Only later, as he lies ensnared in her arms, his heart pounding with hope, does he remember the warning: True Love's kiss will break the dark curse. He glances at the woman whose smooth white cheek lies against his scaly chest, whose fingers entwine with his claws, and his heart breaks because yes, she's changed him, but only on the inside. The maid in his arms has taught him the ways of her world and he will never forget the lesson: love is weakness.
In the third year of her apprenticeship, Cora cons her way into the bed of a minor prince, one so far removed by blood and temperament from any throne that he will never rule. Which is just as well for his people, Rumple thinks; the prince is a milquetoast, and from what Cora reports—for she doesn't mind sharing the details of her affair; she feels nothing for her master and assumes he feels nothing for her—his talents in bed are equally lacking.
But the affair provides an opportunity Cora has longed for: through this prince she can introduce Regina to court. Cora's lowly status (she passes herself off the widow of a duke of a distant realm) should exclude her as a candidate for wife, but she secures her position with a classic con: she (mis)informs the prince that she's pregnant with his child. A quick and quiet wedding is arranged.

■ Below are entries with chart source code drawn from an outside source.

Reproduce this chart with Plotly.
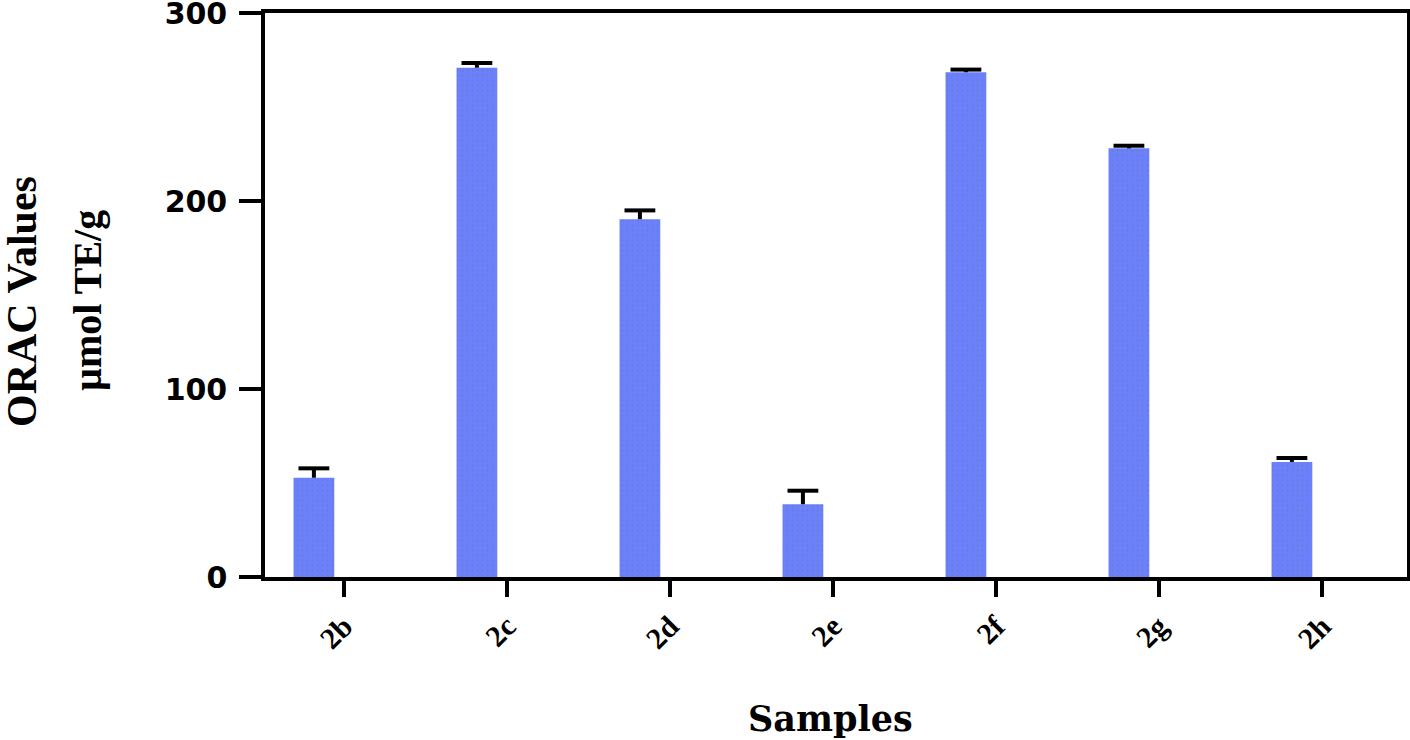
import plotly.graph_objects as go

samples = ["2b", "2c", "2d", "2e", "2f", "2g", "2h"]
orac_values = [52.8, 270.9, 190.3, 38.7, 268.5, 228.0, 61.2]
orac_errors = [5.0, 2.5, 4.7, 7.2, 1.4, 1.4, 2.1]
y_ticks = [0, 100, 200, 300]

W, H = 1410, 740
ML, MR, MT, MB = 265, 3, 13, 163
pw = W - ML - MR
ph = H - MT - MB

BAR_W = 0.25
BAR_OFF = -0.31

def px_x(p):
    return (p - ML) / pw

def px_y(p):
    return (H - MB - p) / ph

pos = list(range(len(samples)))
centers = [p + BAR_OFF + BAR_W / 2 for p in pos]
tops = [v + e for v, e in zip(orac_values, orac_errors)]

fig = go.Figure()
fig.add_trace(go.Bar(
    x=pos,
    y=orac_values,
    width=BAR_W,
    offset=BAR_OFF,
    marker=dict(
        color="#6b80fd",
        line=dict(width=0),
        pattern=dict(shape=".", fgcolor="#6f7488", bgcolor="#6b80fd", size=5, solidity=0.1),
    ),
    showlegend=False,
    hoverinfo="skip",
))
# error bars: stem from the cap point down to the bar top, plus a horizontal cap marker
fig.add_trace(go.Scatter(
    x=centers,
    y=tops,
    mode="markers",
    marker=dict(symbol="line-ew", size=22, color="black", line=dict(color="black", width=4)),
    error_y=dict(
        type="data",
        symmetric=False,
        array=[0] * len(orac_errors),
        arrayminus=orac_errors,
        color="black",
        thickness=4,
        width=0,
    ),
    showlegend=False,
    hoverinfo="skip",
))

fig.update_layout(
    width=W,
    height=H,
    margin=dict(l=ML, r=MR, t=MT, b=MB),
    plot_bgcolor="white",
    paper_bgcolor="white",
    xaxis=dict(
        range=[-0.485, 6.521],
        tickvals=pos,
        ticktext=samples,
        automargin=False,
        showline=True,
        linecolor="black",
        linewidth=3.5,
        mirror=True,
        ticks="outside",
        ticklen=16,
        tickwidth=3.5,
        tickcolor="black",
        tickangle=-45,
        tickfont=dict(family="Liberation Serif", size=30, color="black", weight="bold"),
        showgrid=False,
        zeroline=False,
    ),
    yaxis=dict(
        range=[0, 300],
        tickvals=y_ticks,
        automargin=False,
        showline=True,
        linecolor="black",
        linewidth=3.5,
        mirror=True,
        ticks="outside",
        ticklen=22,
        tickwidth=3.5,
        tickcolor="black",
        ticklabeloverflow="allow",
        ticklabelstandoff=6,
        tickfont=dict(family="DejaVu Sans", size=30, color="black", weight="bold"),
        showgrid=False,
        zeroline=False,
    ),
    annotations=[
        dict(text="ORAC Values", xref="paper", yref="paper", x=px_x(22), y=px_y(302),
             xanchor="center", yanchor="middle", textangle=-90, showarrow=False,
             font=dict(family="Liberation Serif", size=42, color="black", weight="bold")),
        dict(text="µmol TE/g", xref="paper", yref="paper", x=px_x(87), y=px_y(301),
             xanchor="center", yanchor="middle", textangle=-90, showarrow=False,
             font=dict(family="Liberation Serif", size=40, color="black", weight="bold")),
        dict(text="Samples", xref="paper", yref="paper", x=px_x(830), y=px_y(718),
             xanchor="center", yanchor="middle", showarrow=False,
             font=dict(family="DejaVu Serif", size=35, color="black", weight="bold")),
    ],
)

fig.write_html("out.html", config={"displayModeBar": False},
               post_script="document.documentElement.style.overflow='hidden';document.body.style.overflow='hidden';document.body.style.margin='0';")
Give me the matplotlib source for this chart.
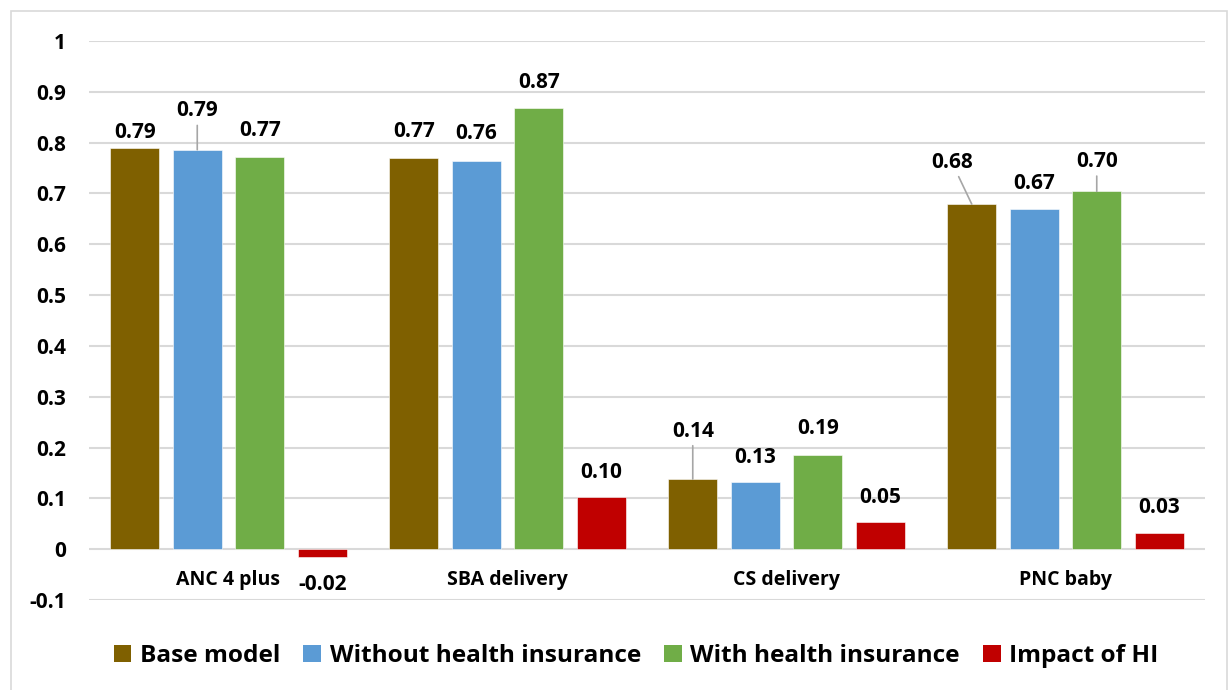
import matplotlib
matplotlib.use("Agg")
import matplotlib.pyplot as plt
from matplotlib.patches import Rectangle, Patch
import numpy as np

plt.rcParams['font.family'] = ['Open Sans', 'DejaVu Sans']
plt.rcParams['font.weight'] = 'bold'

categories = ["ANC 4 plus", "SBA delivery", "CS delivery", "PNC baby"]
series_names = ["Base model", "Without health insurance", "With health insurance", "Impact of HI"]
base_model = [0.789, 0.770, 0.138, 0.679]
without_hi = [0.786, 0.764, 0.132, 0.669]
with_hi = [0.772, 0.868, 0.186, 0.704]
impact_hi = [-0.016, 0.102, 0.053, 0.032]
y_ticks = [-0.1, 0, 0.1, 0.2, 0.3, 0.4, 0.5, 0.6, 0.7, 0.8, 0.9, 1]
y_tick_labels = ["-0.1", "0", "0.1", "0.2", "0.3", "0.4", "0.5", "0.6", "0.7", "0.8", "0.9", "1"]

colors = ["#7f6000", "#5b9bd5", "#70ad47", "#c00000"]
series = [base_model, without_hi, with_hi, impact_hi]

# label offsets in pixels (dx, dy from bar end), leader line flag
label_style = {
    (0, 0): (0, 16, False), (0, 1): (0, 39, True), (0, 2): (0, 26, False), (0, 3): (0, -27, False),
    (1, 0): (0, 26, False), (1, 1): (0, 27, False), (1, 2): (0, 26, False), (1, 3): (0, 25, False),
    (2, 0): (0, 48, True), (2, 1): (0, 25, False), (2, 2): (0, 26, False), (2, 3): (0, 25, False),
    (3, 0): (-20, 42, True), (3, 1): (0, 26, False), (3, 2): (0, 30, True), (3, 3): (0, 25, False),
}

W, H = 1230, 690
fig = plt.figure(figsize=(W / 100, H / 100), dpi=100)
ax = fig.add_axes([89 / W, 1 - 600 / H, (1205 - 89) / W, (600 - 41) / H])

x = np.arange(len(categories))
bw = 0.175
step = 0.224
offs = (np.arange(4) - 1.5) * step
px2pt = 0.72

for j, (vals, col, name) in enumerate(zip(series, colors, series_names)):
    ax.bar(x + offs[j], vals, width=bw, color=col, label=name, zorder=3,
           edgecolor='white', linewidth=0.4)
    for i, v in enumerate(vals):
        dx, dy, leader = label_style[(i, j)]
        kw = {}
        if leader:
            kw['arrowprops'] = dict(arrowstyle='-', color='#a6a6a6', lw=1.2,
                                    shrinkA=1, shrinkB=0)
        ax.annotate(f"{v:.2f}", xy=(x[i] + offs[j], v),
                    xytext=(dx * px2pt, dy * px2pt), textcoords='offset points',
                    ha='center', va='center', fontsize=15, fontweight='bold',
                    color='black', zorder=5, **kw)

for i, c in enumerate(categories):
    ax.annotate(c, xy=(x[i], 0), xytext=(0, -31 * px2pt), textcoords='offset points',
                ha='center', va='center', fontsize=14, fontweight='bold')

ax.set_xlim(-0.5, 3.5)
ax.set_ylim(-0.1, 1.0)
ax.set_yticks(y_ticks)
ax.set_yticklabels(y_tick_labels, fontsize=15, fontweight='bold')
ax.set_xticks([])
ax.tick_params(axis='y', length=0, pad=16.5)
for s in ax.spines.values():
    s.set_visible(False)
ax.grid(axis='y', color='#d9d9d9', linewidth=1.5, zorder=0)
ax.set_axisbelow(True)

handles = [Patch(facecolor=c, edgecolor='none') for c in colors]
fig.legend(handles, series_names, loc='center', bbox_to_anchor=(636 / W, 1 - 656 / H),
           ncol=4, frameon=False, handlelength=0.72, handleheight=0.72,
           handletextpad=0.35, columnspacing=0.95,
           prop={'family': ['Open Sans', 'DejaVu Sans'], 'weight': 'bold', 'size': 17.6})

fig.patches.append(Rectangle((11 / W, -0.01), (1227 - 11) / W, 1 - 11 / H + 0.01,
                             transform=fig.transFigure, fill=False,
                             edgecolor='#d9d9d9', linewidth=1.2))

fig.savefig("out.png", dpi=100)
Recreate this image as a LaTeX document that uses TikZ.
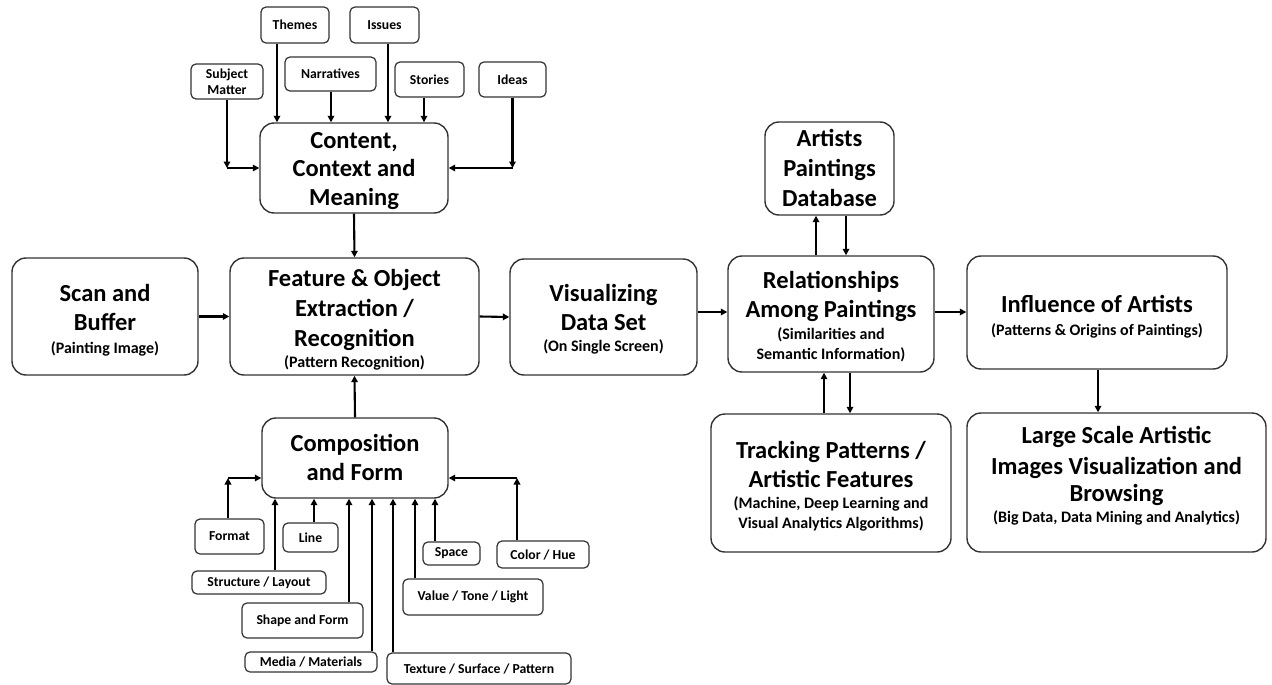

She announces this to Rumple as though she expects him to be happy for her. Truthfully, he doesn't care; he's grown tired of her services anyway, and it's time to seek a new apprentice, someone who can cast his curse. But then she walks out with Regina.
His magic tosses her into his dungeon. "We had a deal!" he shouts at her. "Regina is mine!"
"The prince can give her the one thing you can't: a pedigree. For her sake, let her go," Cora reasons. It's a logical argument, delivered bloodlessly, but neither he nor the laws of magic will allow it to stand.
"The debt must be paid!"
Cora places her hands on her hips. "What then? What will you take for Regina?"
The ungrateful child is crying and clutching at her mother's skirts, and he realizes he's already lost. But Cora will pay dearly, and for the rest of her life. Before she can blink Rumplestiltskin thrusts his hand into her breast and yanks out her heart. As he watches her lift Regina into the prince's carriage, he gives the heart a squeeze. Anyone else would scream in pain: Cora just climbs into the carriage and rides away.
He locks the heart into a jewelry box and keeps it as a souvenir.